Najlepszy junior ŁKS wesprze trzecioligowca? Zawodnicy CLJ trenowali z pierwszą drużyną
Łukasz Dynel i Marcin Kacela prawdopodobnie znajdą się w niedzielę na ławce rezerwowych Łódzkiego Klubu Sportowego. Sześciu zawodników, występujących w Centralnej Lidze Juniorów, wzięło we wtorek i środę udział w treningu pierwszej drużyny. Problemy kadrowe, z jakimi zmagają się trzecioligowcy, mogą otworzyć ich młodszym kolegom drogę do debiutu w zespole seniorów.
fot. Jareczek Photgraphy
Od kilkunastu dni trzecioligowa drużyna Łódzkiego Klubu Sportowego boryka się ze sporymi problemami kadrowymi. Nie dość, że w kolejnych spotkaniach nie mogą grać zawodnicy pauzujący za kartki, to przy al. Unii Lubelskiej dużym kłopotem są liczne kontuzje. W dwóch meczach z kolei szkoleniowcy nie mogli przeprowadzić wszystkich dostępnych im zmian, gdyż na ławce rezerwowych brakowało zdrowych i zdolnych do gry zmienników. Niektórzy, jak Dawid Sarafiński, pojawili się na boisku mimo przeciwwskazań i na własne życzenie.

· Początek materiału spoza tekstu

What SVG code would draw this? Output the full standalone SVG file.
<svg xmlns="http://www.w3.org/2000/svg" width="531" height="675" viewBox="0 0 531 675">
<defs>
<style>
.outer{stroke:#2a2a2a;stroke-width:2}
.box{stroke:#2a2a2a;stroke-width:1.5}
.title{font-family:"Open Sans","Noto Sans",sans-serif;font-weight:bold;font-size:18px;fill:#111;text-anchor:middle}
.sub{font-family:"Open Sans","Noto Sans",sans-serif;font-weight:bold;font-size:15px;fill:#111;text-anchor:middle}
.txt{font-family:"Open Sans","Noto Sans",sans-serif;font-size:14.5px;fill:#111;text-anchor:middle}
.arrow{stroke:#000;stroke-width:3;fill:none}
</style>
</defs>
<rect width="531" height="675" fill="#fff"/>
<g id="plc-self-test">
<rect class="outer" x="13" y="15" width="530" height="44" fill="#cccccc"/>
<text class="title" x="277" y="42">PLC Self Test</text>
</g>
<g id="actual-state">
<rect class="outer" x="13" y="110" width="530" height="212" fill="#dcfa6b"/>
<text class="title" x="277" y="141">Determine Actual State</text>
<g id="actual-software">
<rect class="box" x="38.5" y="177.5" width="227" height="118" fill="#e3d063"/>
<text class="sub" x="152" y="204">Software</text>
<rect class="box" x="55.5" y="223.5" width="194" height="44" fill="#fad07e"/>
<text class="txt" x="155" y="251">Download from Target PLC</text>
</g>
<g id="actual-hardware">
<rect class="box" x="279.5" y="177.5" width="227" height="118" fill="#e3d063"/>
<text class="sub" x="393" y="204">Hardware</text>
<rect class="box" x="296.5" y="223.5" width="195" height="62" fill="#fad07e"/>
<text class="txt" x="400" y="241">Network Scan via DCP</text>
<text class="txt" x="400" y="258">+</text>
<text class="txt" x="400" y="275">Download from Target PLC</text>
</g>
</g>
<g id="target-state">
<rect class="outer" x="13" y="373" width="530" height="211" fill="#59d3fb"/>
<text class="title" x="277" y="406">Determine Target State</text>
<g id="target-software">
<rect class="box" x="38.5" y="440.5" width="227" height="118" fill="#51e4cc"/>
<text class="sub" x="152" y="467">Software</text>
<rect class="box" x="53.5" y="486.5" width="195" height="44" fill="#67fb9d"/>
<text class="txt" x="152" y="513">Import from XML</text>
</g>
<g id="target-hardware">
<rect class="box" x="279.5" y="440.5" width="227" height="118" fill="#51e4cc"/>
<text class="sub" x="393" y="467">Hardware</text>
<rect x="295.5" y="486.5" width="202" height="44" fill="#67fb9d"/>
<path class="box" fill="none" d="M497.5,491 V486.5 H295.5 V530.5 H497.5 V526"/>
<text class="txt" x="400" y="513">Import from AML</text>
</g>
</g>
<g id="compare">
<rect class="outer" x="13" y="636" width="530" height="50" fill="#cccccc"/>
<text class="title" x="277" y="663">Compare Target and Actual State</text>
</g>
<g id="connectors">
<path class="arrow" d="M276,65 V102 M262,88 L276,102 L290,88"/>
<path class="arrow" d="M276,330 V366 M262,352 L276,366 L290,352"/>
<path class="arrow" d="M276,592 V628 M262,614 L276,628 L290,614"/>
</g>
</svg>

W związku z zaistniałą sytuacją Marek Chojnacki, po konsultacji z trenerem Marcinem Pyrdołem, postanowił dać szansę uzdolnionej młodzieży. Jako że w Centralnej Lidze Juniorów łodzianie zapewnili sobie już utrzymanie, kilkoro ich reprezentantów rozpoczęło treningi z pierwszą drużyną. Na wtorkowych i środowych zajęciach pojawili się środkowi obrońcy Kacper Mielewczyk i Kamil Zawadowski, defensywny pomocnik Jan Stokłosa, skrzydłowi Marcin Kacela i Łukasz Dynel, a także bramkarz Paweł Sobczak. Ten ostatni brany jest pod uwagę także pod kątem przyszłego sezonu, w którym na ławce rezerwowych, jeśli się sprawdzi, mógłby zastąpić Adama Sekuterskiego.

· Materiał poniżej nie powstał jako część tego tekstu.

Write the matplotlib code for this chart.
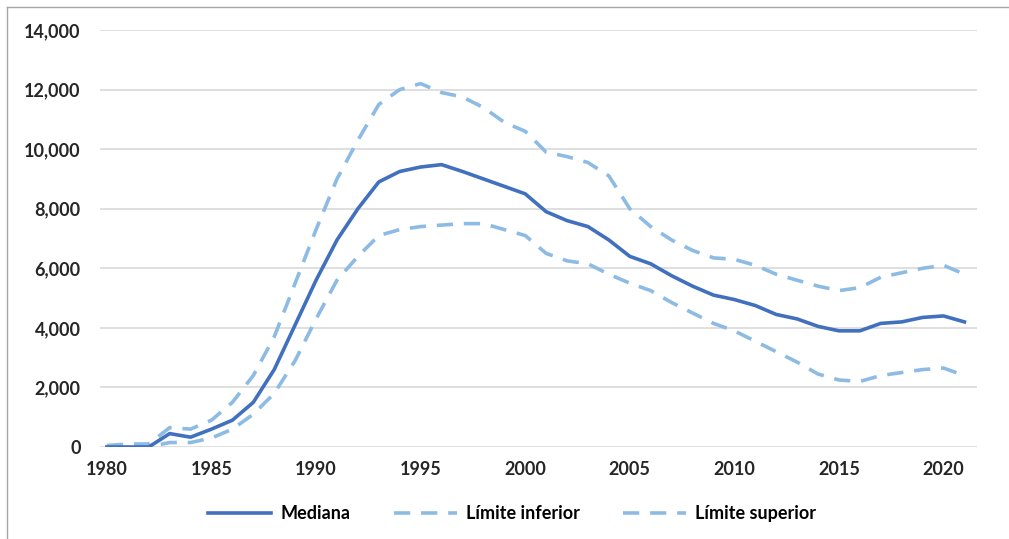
import matplotlib.pyplot as plt
from matplotlib.lines import Line2D
from matplotlib.ticker import FuncFormatter

# Years and series
years = list(range(1980, 2022))

mediana = [0, 0, 0, 450, 330, 600, 900, 1500, 2600, 4100,
           5600, 6950, 8000, 8900, 9250, 9400, 9480, 9250, 9000, 8750,
           8500, 7900, 7600, 7400, 6950, 6400, 6150, 5750, 5400, 5100,
           4950, 4750, 4450, 4300, 4050, 3900, 3900, 4150, 4200, 4350,
           4400, 4200]

limite_inferior = [50, 100, 100, 650, 600, 900, 1500, 2400, 3700, 5500,
                   7300, 9000, 10300, 11500, 12000, 12200, 11900, 11750, 11400, 10900,
                   10600, 9900, 9750, 9550, 9100, 8000, 7400, 6950, 6600, 6350,
                   6300, 6100, 5800, 5600, 5400, 5250, 5350, 5700, 5850, 6000,
                   6100, 5800]

limite_superior = [0, 0, 0, 150, 150, 300, 600, 1100, 1800, 2900,
                   4300, 5600, 6400, 7100, 7300, 7400, 7450, 7500, 7500, 7300,
                   7100, 6500, 6250, 6150, 5800, 5500, 5250, 4850, 4500, 4150,
                   3900, 3550, 3200, 2850, 2450, 2250, 2200, 2400, 2500, 2600,
                   2650, 2400]

dark_blue = "#4170BE"
light_blue = "#8DBBE3"

plt.rcParams['font.family'] = ['Lato', 'DejaVu Sans']
plt.rcParams['font.weight'] = 'bold'

fig = plt.figure(figsize=(10.09, 5.39), dpi=100)
ax = fig.add_axes([100 / 1009, 1 - 447 / 539, 877 / 1009, 417 / 539])

ax.plot(years, mediana, color=dark_blue, lw=2.6, label="Mediana", zorder=3)
ax.plot(years, limite_inferior, color=light_blue, lw=2.6, ls=(0, (4.5, 3)),
        label="Límite inferior", zorder=2)
ax.plot(years, limite_superior, color=light_blue, lw=2.6, ls=(0, (4.5, 3)),
        label="Límite superior", zorder=2)

ax.set_xlim(1979.67, 2021.6)
ax.set_ylim(0, 14000)
ax.set_yticks(range(0, 14001, 2000))
ax.set_xticks(range(1980, 2021, 5))
ax.yaxis.set_major_formatter(FuncFormatter(lambda v, p: f"{int(v):,}"))
ax.grid(axis='y', color='#D9D9D9', lw=1.2)
ax.set_axisbelow(True)
for s in ax.spines.values():
    s.set_visible(False)
ax.tick_params(length=0, labelsize=13, colors='#262626')
ax.tick_params(axis='y', pad=14)
ax.tick_params(axis='x', pad=10)

ax.legend(loc='upper center', bbox_to_anchor=(0.47, -0.1), ncol=3, frameon=False,
          fontsize=13, handlelength=3.5, columnspacing=2.4, handletextpad=0.5)

# partial frame around the picture (top and left edges only)
fig.add_artist(Line2D([7 / 1009, 1], [1 - 7 / 539, 1 - 7 / 539], color='#A6A6A6', lw=1))
fig.add_artist(Line2D([7 / 1009, 7 / 1009], [0, 1 - 7 / 539], color='#A6A6A6', lw=1))

fig.savefig("out.png", dpi=100)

Na udziale w treningach zapewne się nie skończy i w niedzielnym pojedynku łodzian z drugim zespołem Pogoni Siedlce powinniśmy zobaczyć przynajmniej dwóch juniorów. W kadrze mieliby się bowiem znaleźć Marcin Kacela i Łukasz Dynel. Obecność zwłaszcza tego drugiego od razu znajduje uzasadnienie, bowiem zawodnik w juniorskich rozgrywkach strzelił w tym sezonie aż siedemnaście bramek.